Avoid Procrastination – Getting Things Off The Ground And Moving.

Procrastination – your relationship with your willpower and fear.

Do you think that your willpower and your emotions have a weird way of running you? Also, let’s look at how it affects your day-to-day life and achievements?

What does procrastination do for you?

Understanding the ‘WHY’ for procrastinating is great but the most important aspects are paying attention to how you act and behave, the day-to-day routines and techniques that can help you on your way.
How efficient are your current day-to-day doings? By chance have you ever considered these three questions?

What are your real reasons behind your actions? How clear is your plan? How effective are things working for you right now?

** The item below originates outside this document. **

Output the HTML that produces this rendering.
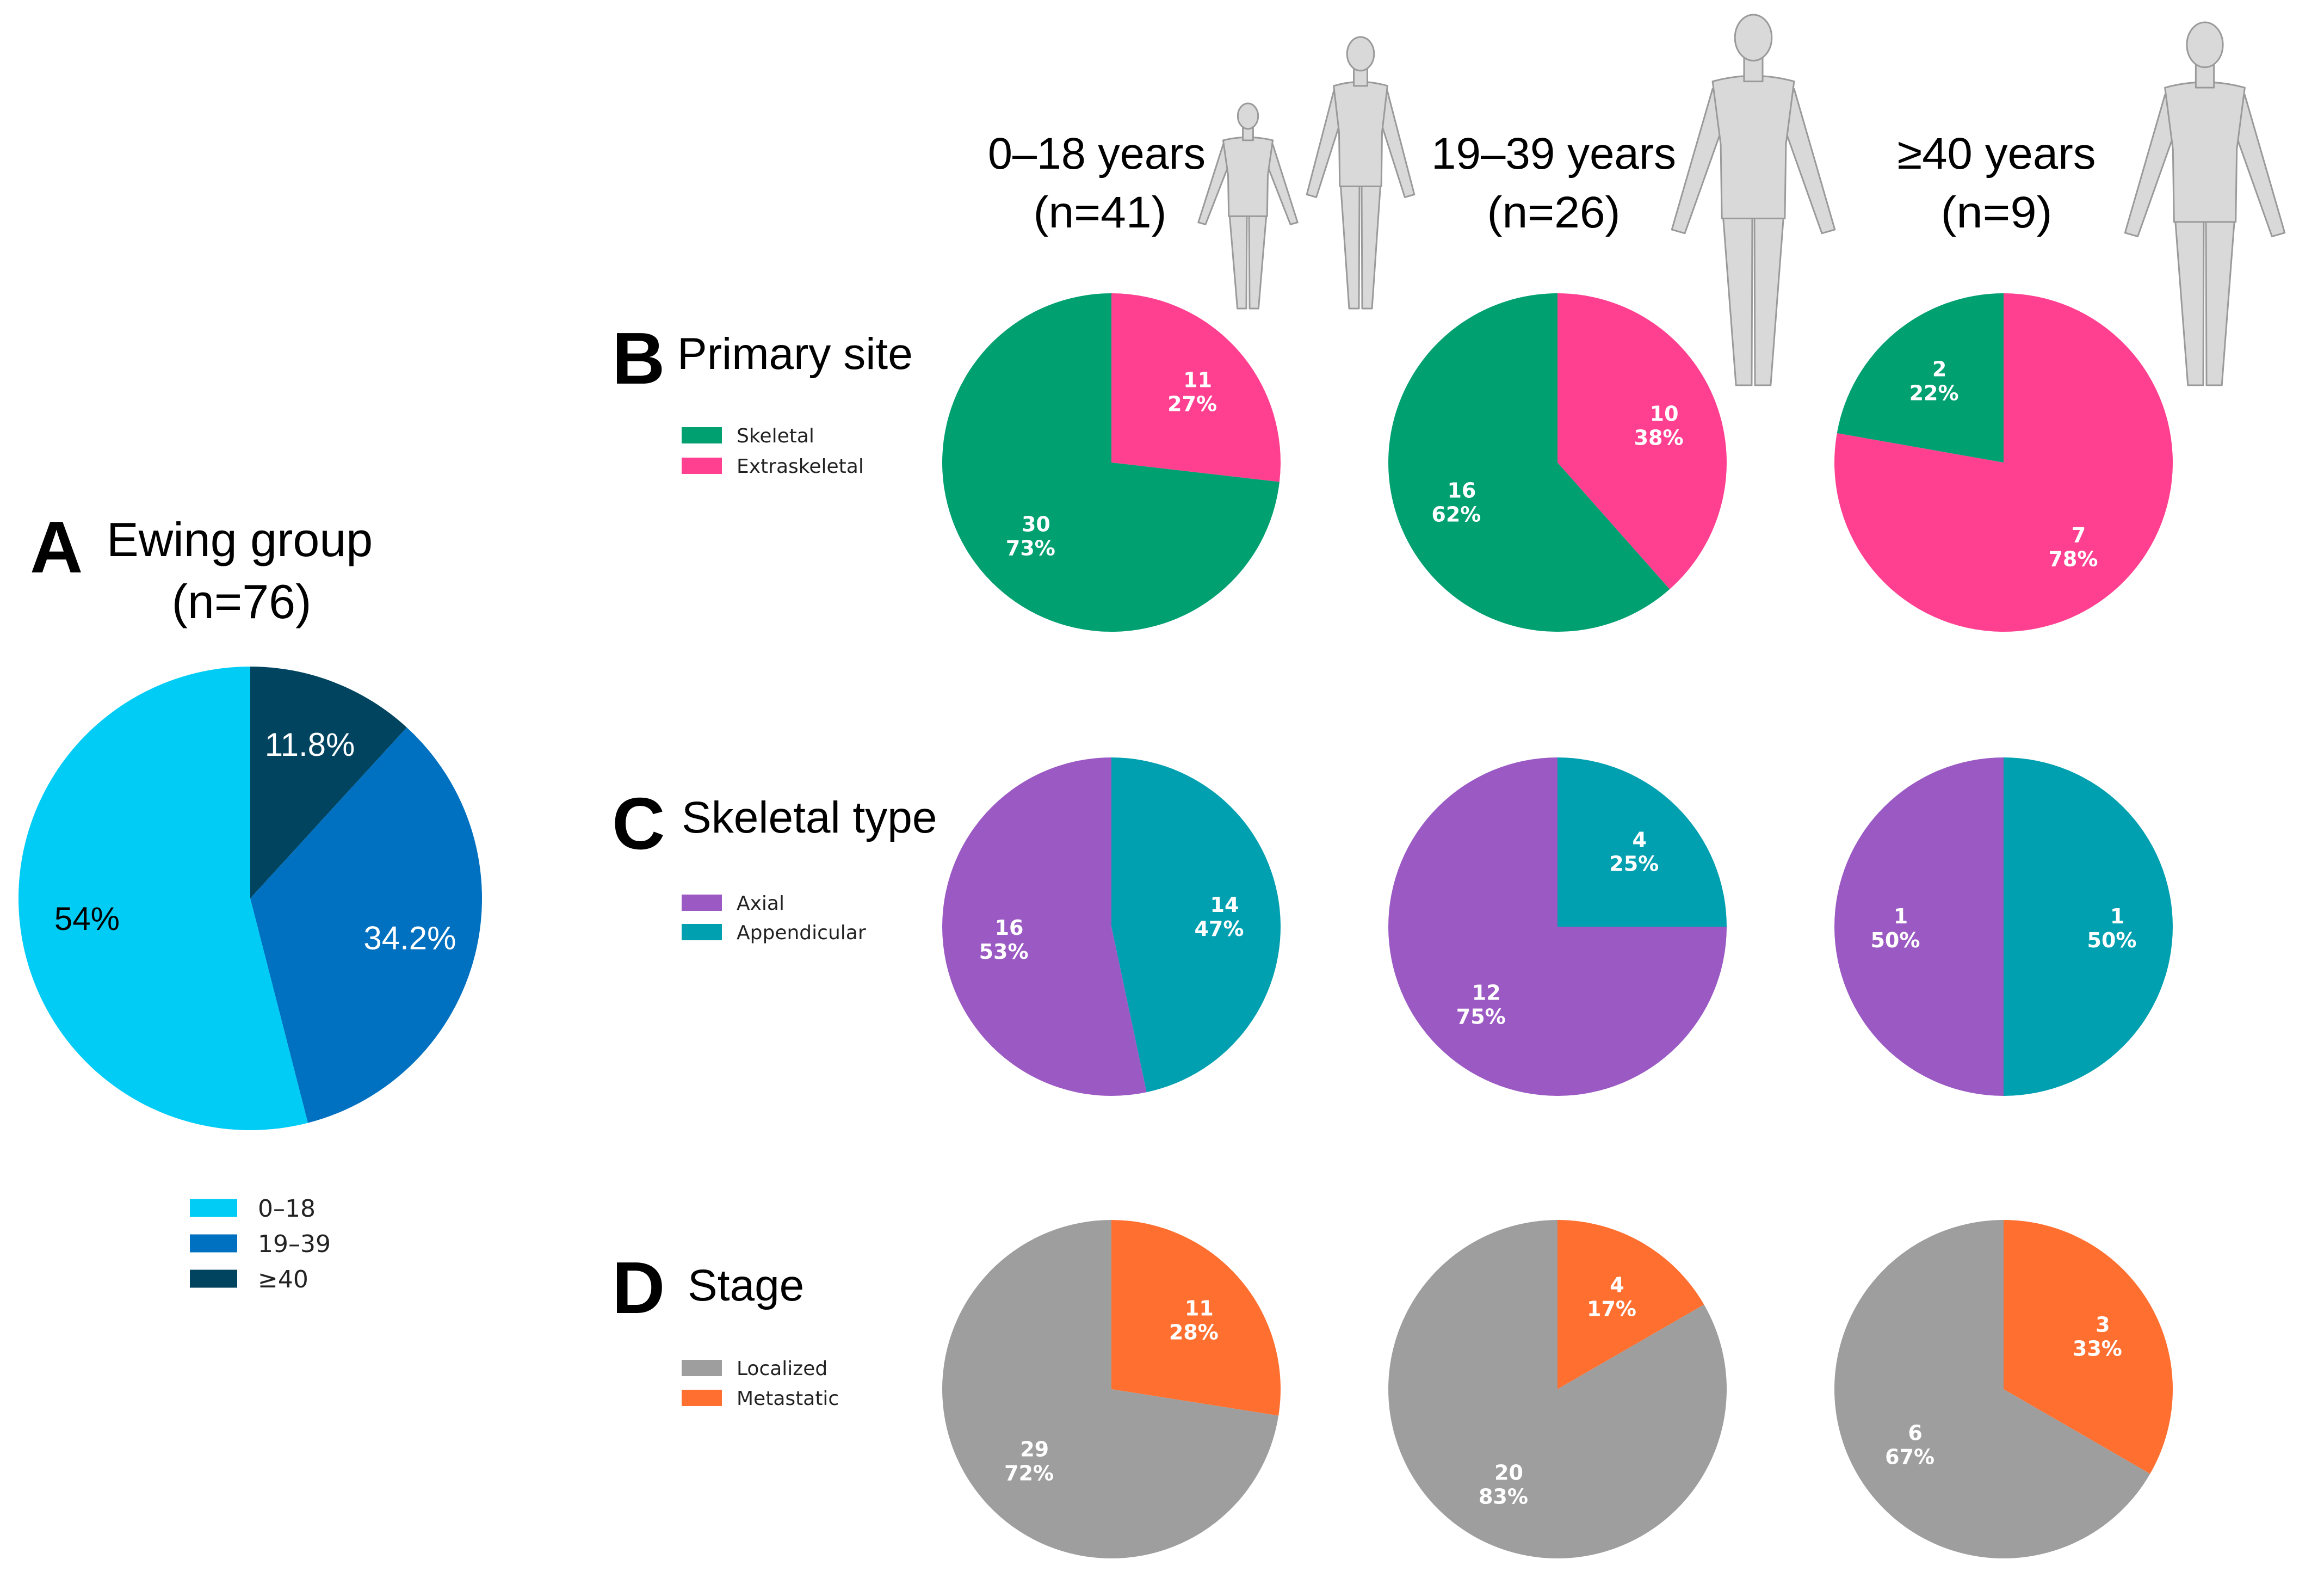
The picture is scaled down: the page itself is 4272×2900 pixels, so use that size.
<!DOCTYPE html>
<html><head><meta charset="utf-8"><style>
html,body{margin:0;padding:0;background:#fff}
svg{display:block}
</style></head><body>
<svg id="fig" width="4272" height="2900" viewBox="0 0 4272 2900" xmlns="http://www.w3.org/2000/svg" font-family="Liberation Sans, DejaVu Sans, sans-serif">
<g id="figures"></g>
<g id="texts">
  <text x="55" y="1052" font-size="135" font-weight="bold">A</text>
  <text x="196" y="1022" font-size="88">Ewing group</text>
  <text x="444" y="1136" font-size="88" text-anchor="middle">(n=76)</text>
  <text x="2016" y="310" font-size="82" text-anchor="middle" textLength="400" lengthAdjust="spacingAndGlyphs">0–18 years</text>
  <text x="2022" y="418" font-size="82" text-anchor="middle" textLength="245" lengthAdjust="spacingAndGlyphs">(n=41)</text>
  <text x="2856" y="310" font-size="82" text-anchor="middle" textLength="450" lengthAdjust="spacingAndGlyphs">19–39 years</text>
  <text x="2856" y="418" font-size="82" text-anchor="middle" textLength="245" lengthAdjust="spacingAndGlyphs">(n=26)</text>
  <text x="3670" y="310" font-size="82" text-anchor="middle" textLength="365" lengthAdjust="spacingAndGlyphs">≥40 years</text>
  <text x="3670" y="418" font-size="82" text-anchor="middle" textLength="205" lengthAdjust="spacingAndGlyphs">(n=9)</text>
  <text x="1125" y="705" font-size="135" font-weight="bold">B</text>
  <text x="1245" y="678" font-size="82">Primary site</text>
  <text x="1125" y="1560" font-size="135" font-weight="bold">C</text>
  <text x="1253" y="1530" font-size="82">Skeletal type</text>
  <text x="1125" y="2413" font-size="135" font-weight="bold">D</text>
  <text x="1264" y="2390" font-size="82">Stage</text>
</g>
<g id="pies"></g>
<g id="legends"></g>
</svg>
<script>
// Panel A data
const aCategories = ['≥40', '19–39', '0–18'];
const aValues = [11.8, 34.2, 54];
const aLabels = ['11.8%', '34.2%', '54%'];
// Panel B: primary site (Extraskeletal first clockwise, then Skeletal)
const ageGroups = ['0–18', '19–39', '≥40'];
const bCategories = ['Extraskeletal', 'Skeletal'];
const bExtra = [11, 10, 7];
const bSkel = [30, 16, 2];
// Panel C: skeletal type
const cCategories = ['Appendicular', 'Axial'];
const cAppend = [14, 4, 1];
const cAxial = [16, 12, 1];
// Panel D: stage
const dCategories = ['Metastatic', 'Localized'];
const dMeta = [11, 4, 3];
const dLocal = [29, 20, 6];

const NS = 'http://www.w3.org/2000/svg';
function mk(tag, attrs, parent) {
  const e = document.createElementNS(NS, tag);
  for (const k in attrs) e.setAttribute(k, attrs[k]);
  parent.appendChild(e);
  return e;
}
function roundHalfEven(x) {
  const f = Math.floor(x), d = x - f;
  if (Math.abs(d - 0.5) < 1e-9) return (f % 2 === 0) ? f : f + 1;
  return Math.round(x);
}
function pt(cx, cy, r, frac) {
  const a = frac * 2 * Math.PI;
  return [cx + r * Math.sin(a), cy - r * Math.cos(a)];
}
function slicePath(cx, cy, r, f0, f1) {
  if (f1 - f0 >= 0.9999) return `M${cx},${cy - r}A${r},${r} 0 1 1 ${cx - 0.01},${cy - r}Z`;
  const [x0, y0] = pt(cx, cy, r, f0), [x1, y1] = pt(cx, cy, r, f1);
  const large = (f1 - f0) > 0.5 ? 1 : 0;
  return `M${cx},${cy}L${x0},${y0}A${r},${r} 0 ${large} 1 ${x1},${y1}Z`;
}
const pies = document.getElementById('pies');

// Panel A
(function () {
  const cx = 460, cy = 1651, r = 426;
  const cols = ['#004460', '#0070C0', '#00CCF5'];
  const tcols = ['#fff', '#fff', '#000'];
  const total = aValues.reduce((s, v) => s + v, 0);
  let acc = 0;
  const g = mk('g', {}, pies);
  
  
  aValues.forEach((v, i) => {
    const f0 = acc / total, f1 = (acc + v) / total;
    const p = mk('path', { d: slicePath(cx, cy, r, f0, f1), fill: cols[i] }, g);
    
    
    const [lx, ly] = pt(cx, cy, r * 0.71, (f0 + f1) / 2);
    const t = mk('text', { x: lx, y: ly + 20, 'font-size': 60, 'text-anchor': 'middle', fill: tcols[i] }, g);
    t.textContent = aLabels[i];
    
    
    acc += v;
  });
})();

const colX = [2043, 2863, 3683];
const rowY = [850, 1703, 2553];
const R = 311;
function drawPie(cx, cy, first, second, c1, c2, name) {
  const g = mk('g', {}, pies);
  
  
  const tot = first + second;
  const parts = [[0, first / tot, c1, first], [first / tot, 1, c2, second]];
  parts.forEach((p, i) => {
    const s = mk('path', { d: slicePath(cx, cy, R, p[0], p[1]), fill: p[2] }, g);
    
    
    const [lx, ly] = pt(cx, cy, R * 0.64, (p[0] + p[1]) / 2);
    const t = mk('text', { x: lx, y: ly - 6, 'font-size': 38, 'font-weight': 'bold', 'text-anchor': 'middle', fill: '#fff', 'font-family': 'DejaVu Sans, sans-serif' }, g);
    
    
    const t1 = mk('tspan', { x: lx + 10 }, t); t1.textContent = String(p[3]);
    const t2 = mk('tspan', { x: lx, dy: 44 }, t); t2.textContent = roundHalfEven(p[3] / tot * 100) + '%';
  });
}
ageGroups.forEach((ag, i) => {
  drawPie(colX[i], rowY[0], bExtra[i], bSkel[i], '#FF4090', '#00A070', 'pie-b-' + i);
  drawPie(colX[i], rowY[1], cAppend[i], cAxial[i], '#00A0B0', '#9B59C3', 'pie-c-' + i);
  drawPie(colX[i], rowY[2], dMeta[i], dLocal[i], '#FF7030', '#9E9E9E', 'pie-d-' + i);
});

// Legends
const legends = document.getElementById('legends');
function legend(x, y0, dy, items, w, h, tx, fs, name) {
  items.forEach((it, i) => {
    const y = y0 + i * dy;
    const r = mk('rect', { x: x, y: y - h / 2, width: w, height: h, fill: it[1] }, legends);
    
    
    const t = mk('text', { x: tx, y: y + fs * 0.36, 'font-size': fs, fill: '#222', 'font-family': 'DejaVu Sans, sans-serif' }, legends);
    t.textContent = it[0];
    
    
  });
}
legend(349, 2220, 65, [['0–18', '#00CCF5'], ['19–39', '#0070C0'], ['≥40', '#004460']], 87, 33, 474, 44, 'legend-a');
legend(1253, 800, 56, [['Skeletal', '#00A070'], ['Extraskeletal', '#FF4090']], 74, 30, 1354, 36, 'legend-b');
legend(1253, 1659, 54, [['Axial', '#9B59C3'], ['Appendicular', '#00A0B0']], 74, 30, 1354, 36, 'legend-c');
legend(1253, 2514, 55, [['Localized', '#9E9E9E'], ['Metastatic', '#FF7030']], 74, 30, 1354, 36, 'legend-d');

// Silhouettes
const figs = document.getElementById('figures');
function person(cx, top, bottom, wk, name) {
  const H = bottom - top;
  const g = mk('g', { fill: '#D9D9D9', stroke: '#9A9A9A', 'stroke-width': 3, 'stroke-linejoin': 'round' }, figs);
  
  
  const hr = 0.062 * H;
  const sw = 0.11 * H * wk;
  const hw = 0.085 * H * wk;
  const armW = 0.035 * H;
  mk('path', { d: `M${cx - sw},${top + 0.2 * H} L${cx - sw - 0.11 * H * wk},${top + 0.58 * H} L${cx - sw - 0.11 * H * wk + armW},${top + 0.59 * H} L${cx - sw + armW},${top + 0.28 * H}Z` }, g);
  mk('path', { d: `M${cx + sw},${top + 0.2 * H} L${cx + sw + 0.11 * H * wk},${top + 0.58 * H} L${cx + sw + 0.11 * H * wk - armW},${top + 0.59 * H} L${cx + sw - armW},${top + 0.28 * H}Z` }, g);
  mk('path', { d: `M${cx - hw},${top + 0.5 * H} L${cx - hw * 0.55},${bottom} L${cx - 3},${bottom} L${cx - 2},${top + 0.55 * H}Z` }, g);
  mk('path', { d: `M${cx + hw},${top + 0.5 * H} L${cx + hw * 0.55},${bottom} L${cx + 3},${bottom} L${cx + 2},${top + 0.55 * H}Z` }, g);
  mk('path', { d: `M${cx - sw},${top + 0.18 * H} Q${cx},${top + 0.15 * H} ${cx + sw},${top + 0.18 * H} L${cx + sw * 0.8},${top + 0.35 * H} L${cx + hw},${top + 0.55 * H} L${cx - hw},${top + 0.55 * H} L${cx - sw * 0.8},${top + 0.35 * H}Z` }, g);
  mk('rect', { x: cx - 0.025 * H, y: top + 0.11 * H, width: 0.05 * H, height: 0.07 * H }, g);
  mk('ellipse', { cx: cx, cy: top + hr, rx: hr * 0.8, ry: hr }, g);
}
person(2294, 190, 567, 1.1, 'child-silhouette');
person(2501, 68, 567, 0.9, 'teen-silhouette');
person(3223, 27, 708, 1.0, 'adult-silhouette');
person(4053, 41, 708, 1.0, 'older-adult-silhouette');
</script>
</body></html>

There is plenty of content that we can access via the Internet from mentors, gurus, and books. The main thing we need to be aware of is if these tips and techniques are in such abundance. We have all the strategies and routines available to us, why are we not using them and doing it? It comes down to how we feel right now and how we will want to feel in the future.

Before I was a coach I had no aspirations, never planned anything and was about organised as the stock market. So you’ll agree that I was very present in what I did although maybe this was less helpful for years to come.

We live in a world of instant gratification and never really stick to goals because we jump the next thing that makes us happy. Ever thought how tiring this could be on your mind, body and you as a person? I have considered that after close analysis that the one thing that I have found, and I hope you can relate to, is that when you change the state of your body it creates a change of my state of mind – this is profound.

So from this taking into consideration the real reason you do something is because it comes back to happiness and your state. Invest in your life, as Arnold Schwarzenegger said if you want to do the things that you are passionate about and enable you to be happy, you’d have to create a vision rather than setting goals. But setting and achieving small goals this could be a starting point and a way of getting that instant gratification day to day that we seek. By doing this it can only create the stepping stones to really forming a good vision that becomes clear for you. Life does not create deadlines you have to be willing to create them for yourself and commit to them.

Does this seem like a person you want to be?
Just working hard and it becoming your be all and end all, creating goals that just allow you to survive.

I believe you are more than that. You need to add a pinch of working smart and give your time, attention and focus to what is really important and urgent to you. I think we need to recognise that we spend at least two-thirds of our life working not really enjoying this time that we have so much little of (approximately 25,000 days). That does sound like a fun life at all. Is life really always about working to pay the next bill to make sure we stay in the black?

Stop procrastinating and change your focus. Easier said than done, I know.

Les Brown the infamous inspirational speak said “if you spend your life doing the easy stuff then life will be harder if you spend your life doing the hard stuff then your life will be easier.

Stuff may scare you; goals take you to the next achievement and the next. If you’re someone procrastinating because you are unsure at the moment about your vision, try new things and connect with more people this will give the reassurance, encouragement, and happiness to keep you hungry.

If you are someone who knows what they want and is scared or fearful of the consequence:
Firstly these experiences haven’t happened yet and you’re not a psychic;

Secondly, what would you say to yourself if you were 85 years old and sat in a rocking chair would you regrets your decision?

Finally be vulnerable and courageous, you’ll connect more with yourself, more with people and become clearer in what you really want to achieve and having that sense of fulfilment.

So like this blog I just had to start it, for me, there was absolutely no other option. Whatever you are looking to do – just begin it.

Anything that is worth doing, is worth doing badly until you get it right.